All tests were run on Apache Kafka 3.6 with KRaft. The KRaft controllers were running in three separate instances. To compare against higher CKU counts in Confluent Cloud, the Apache Kafka server-side configs for the number of replica fetchers, network threads, and I/O threads were increased to num.replica.fetchers=16, num.network.threads=16, num.io.threads=16
. Using default configs would have made the Confluent Cloud improvements much higher.
Unless otherwise noted, our benchmarks used the following client configurations and other specifications:
We invite you to try out these workloads and configs for any of our tests on Open Messaging Benchmark in the eu-central-2
AWS region in Confluent Cloud where this is available by default.

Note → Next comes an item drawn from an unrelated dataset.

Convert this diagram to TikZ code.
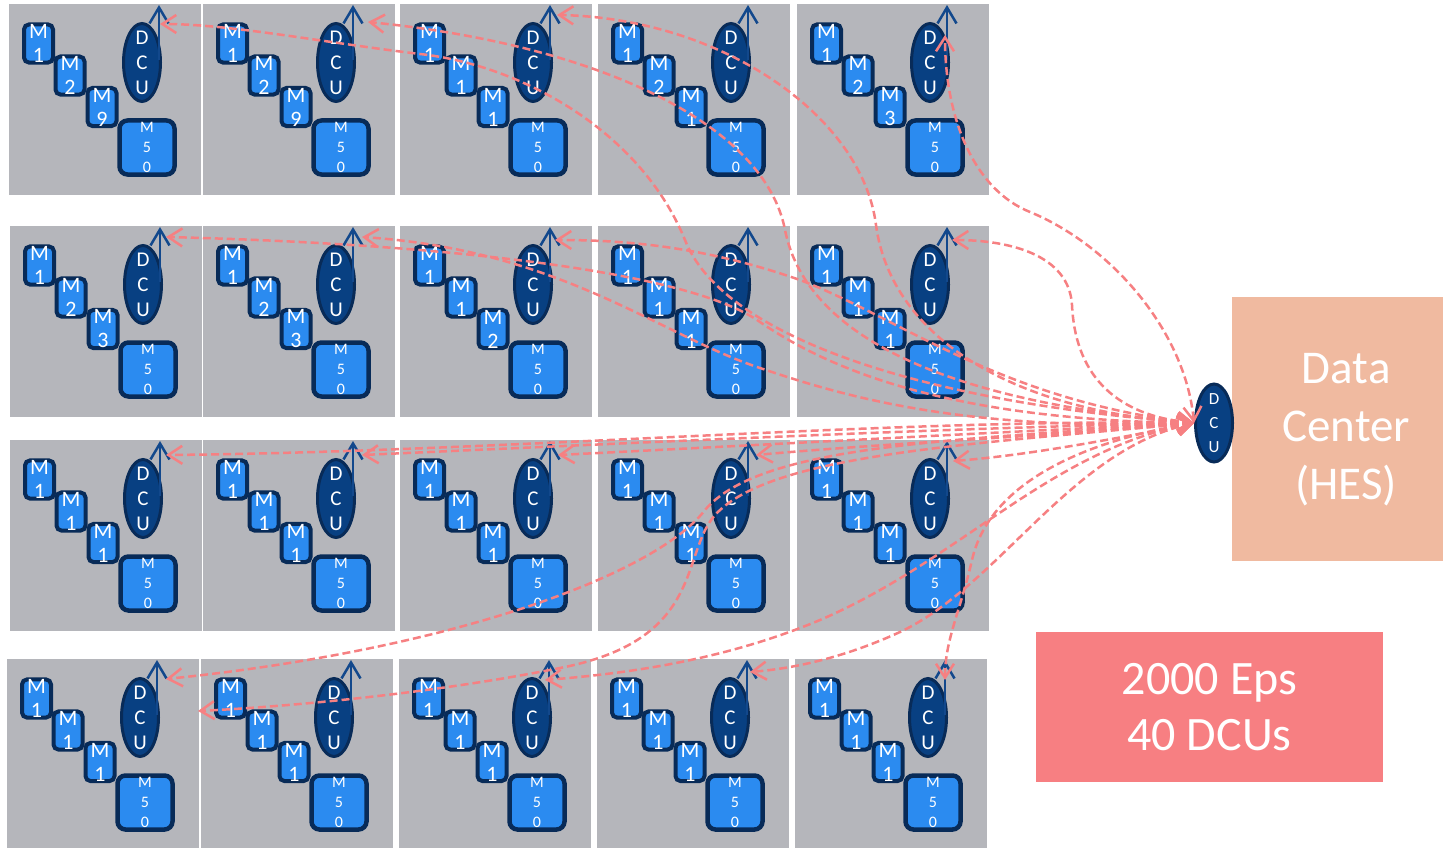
\documentclass[tikz,border=0pt]{standalone}
\usepackage{fontspec}
\setmainfont{Carlito}
\usetikzlibrary{arrows.meta,shapes.geometric}

\definecolor{tilegray}{RGB}{181,182,187}
\definecolor{mblue}{RGB}{43,139,240}
\definecolor{mnavy}{RGB}{8,43,88}
\definecolor{dcublue}{RGB}{8,64,130}
\definecolor{antblue}{RGB}{18,72,140}
\definecolor{linkred}{RGB}{246,128,130}
\definecolor{hespeach}{RGB}{240,186,160}
\definecolor{epsred}{RGB}{247,127,130}

\begin{document}
\begin{tikzpicture}[x=1pt,y=-1pt,
  tilebg/.style={fill=tilegray,minimum width=192pt,minimum height=191pt,inner sep=0pt,anchor=north west},
  mbox/.style={draw=mnavy,fill=mblue,line width=4pt,rounded corners=5pt,minimum width=29pt,minimum height=37pt,inner sep=0pt,text=white,align=center,font=\fontsize{22}{24}\selectfont},
  bigbox/.style={mbox,line width=4.5pt,rounded corners=8pt,minimum width=55pt,minimum height=54pt,font=\fontsize{16}{20}\selectfont},
  dcu/.style={ellipse,draw=mnavy,fill=dcublue,line width=3pt,minimum width=37pt,minimum height=78pt,inner sep=0pt},
  dcutext/.style={text=white,align=center,inner sep=0pt,font=\fontsize{21}{25}\selectfont},
  antenna/.style={draw=antblue,line width=2.5pt,-{Straight Barb[length=16pt,width=19pt]}},
  link/.style={draw=linkred,line width=2.5pt,dash pattern=on 8pt off 4pt,{Straight Barb[length=14pt,width=18pt]}-{Straight Barb[length=14pt,width=18pt]}}]
  \useasboundingbox (0,0) rectangle (1443,848);

  \foreach \row/\col/\tx/\ty/\ma/\mb/\mc in {
      1/1/9/4/1/2/9, 1/2/203/4/1/2/9, 1/3/400/4/1/1/1, 1/4/598/4/1/2/1, 1/5/797/4/1/2/3,
      2/1/10/226/1/2/3, 2/2/203/226/1/2/3, 2/3/400/226/1/1/2, 2/4/598/226/1/1/1, 2/5/797/226/1/1/1,
      3/1/10/440/1/1/1, 3/2/203/440/1/1/1, 3/3/400/440/1/1/1, 3/4/598/440/1/1/1, 3/5/797/440/1/1/1,
      4/1/7/659/1/1/1, 4/2/201/659/1/1/1, 4/3/399/659/1/1/1, 4/4/597/659/1/1/1, 4/5/795/659/1/1/1} {
    \begin{scope}[shift={(\tx,\ty)}]
      \node[tilebg] (tile-\row-\col) at (0,0) {};
      \node[mbox] (m1-\row-\col) at (29.5,39.5) {M\\\ma};
      \node[mbox] (m2-\row-\col) at (61,71.5) {M\\\mb};
      \node[mbox] (m3-\row-\col) at (93,103) {M\\\mc};
      \node[bigbox] (m50-\row-\col) at (138,143.5) {M\\5\\0};
      \node[dcu,label={[dcutext]center:{D\\C\\U}}] (dcu-\row-\col) at (133,58.5) {};
      \draw[antenna] (150,56) -- (150,1);
    \end{scope}
  }

  \node[fill=hespeach,minimum width=228pt,minimum height=264pt,anchor=north west,inner sep=0pt,
        text=white,align=center,font=\fontsize{47}{58}\selectfont] (hes) at (1232,297) {Data\\Center\\(HES)};
  \node[fill=epsred,minimum width=347pt,minimum height=150pt,inner sep=0pt,
        text=white,align=center,font=\fontsize{48}{56}\selectfont] (eps) at (1209.5,707) {2000 Eps\\40 DCUs};
  \node[dcu,minimum height=78pt,label={[dcutext,font=\fontsize{17}{24}\selectfont]center:{D\\C\\U}}] (hub) at (1214,423) {};

  \coordinate (tip-1-1) at (160,24);
  \coordinate (tip-1-2) at (368,22);
  \coordinate (tip-1-3) at (557,15);
  \coordinate (tip-1-5) at (945,35);
  \coordinate (tip-2-1) at (166,237);
  \coordinate (tip-2-2) at (362,237);
  \coordinate (tip-2-3) at (555,240);
  \coordinate (tip-2-5) at (952,240);
  \coordinate (tip-3-1) at (166,455);
  \coordinate (tip-3-2) at (362,455);
  \coordinate (tip-3-3) at (558,455);
  \coordinate (tip-3-4) at (756,455);
  \coordinate (tip-3-5) at (953,461);
  \coordinate (tip-4-1) at (166,679);
  \coordinate (tip-4-2) at (198,711);
  \coordinate (tip-4-3) at (545,680);
  \coordinate (tip-4-4) at (750,672);
  \coordinate (tip-4-5) at (945,680);

  \draw[link] (hub.west) .. controls (900,400) and (720,330) .. (685,240) .. controls (640,130) and (520,65) .. (420,54) .. controls (320,42) and (230,24) .. (tip-1-1);
  \draw[link] (hub.west) .. controls (930,400) and (805,330) .. (785,230) .. controls (765,125) and (600,45) .. (tip-1-2);
  \draw[link] (hub.west) .. controls (1000,410) and (890,330) .. (876,225) .. controls (862,115) and (720,18) .. (tip-1-3);
  \draw[link] (hub.west) .. controls (1185,330) and (1110,245) .. (1030,212) .. controls (975,190) and (945,120) .. (tip-1-5);
  \draw[link] (hub.west) .. controls (950,420) and (830,370) .. (760,322) .. controls (690,272) and (450,244) .. (tip-2-1);
  \draw[link] (hub.west) .. controls (960,432) and (840,395) .. (760,368) .. controls (660,335) and (560,250) .. (tip-2-2);
  \draw[link] (hub.west) .. controls (1000,400) and (900,318) .. (800,280) .. controls (700,245) and (620,240) .. (tip-2-3);
  \draw[link] (hub.west) .. controls (1110,415) and (1075,370) .. (1072,305) .. controls (1069,255) and (1010,240) .. (tip-2-5);
  \draw[link] (hub.west) .. controls (900,418) and (500,452) .. (tip-3-1);
  \draw[link] (hub.west) .. controls (950,428) and (700,440) .. (tip-3-2);
  \draw[link] (hub.west) .. controls (1000,432) and (760,445) .. (tip-3-3);
  \draw[link] (hub.west) .. controls (1060,436) and (900,442) .. (tip-3-4);
  \draw[link] (hub.west) .. controls (1100,442) and (1020,456) .. (tip-3-5);
  \draw[link] (hub.west) .. controls (950,440) and (760,445) .. (705,510) .. controls (655,575) and (450,650) .. (tip-4-1);
  \draw[link] (hub.west) .. controls (960,445) and (770,455) .. (715,515) .. controls (680,555) and (705,640) .. (560,668) .. controls (440,692) and (300,706) .. (tip-4-2);
  \draw[link] (hub.west) .. controls (1050,450) and (960,560) .. (820,620) .. controls (720,662) and (620,674) .. (tip-4-3);
  \draw[link] (hub.west) .. controls (1070,450) and (1000,585) .. (900,632) .. controls (850,655) and (800,668) .. (tip-4-4);
  \draw[link] (hub.west) .. controls (1090,440) and (990,480) .. (972,560) .. controls (960,612) and (945,640) .. (tip-4-5);
\end{tikzpicture}
\end{document}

We started the benchmarking exercise by examining Confluent Cloud’s performance consistency as throughput scales at fixed partition counts. By achieving stable latency profiles across different levels of loads, we help ensure latency is consistent and predictable whether users are supporting small workloads or handling massive traffic spikes like Black Friday events.
We experimented across 2 different CKU counts, 2 and 28 CKUs, which correspond to different customer use cases we see in Confluent Cloud in their data streaming evolution. We varied the throughput up to the limit each CKU supports, keeping the total number of partitions at each CKU constant (partitions per topic were always constant at 200). The throughput varied from 10 MBps to 1.4 GBps ingress (which is 30 MBps to 5.6 GBps aggregate). We see that Confluent Cloud significantly outperforms Apache Kafka as throughput scales across the different CKUs with up to 12x improvements.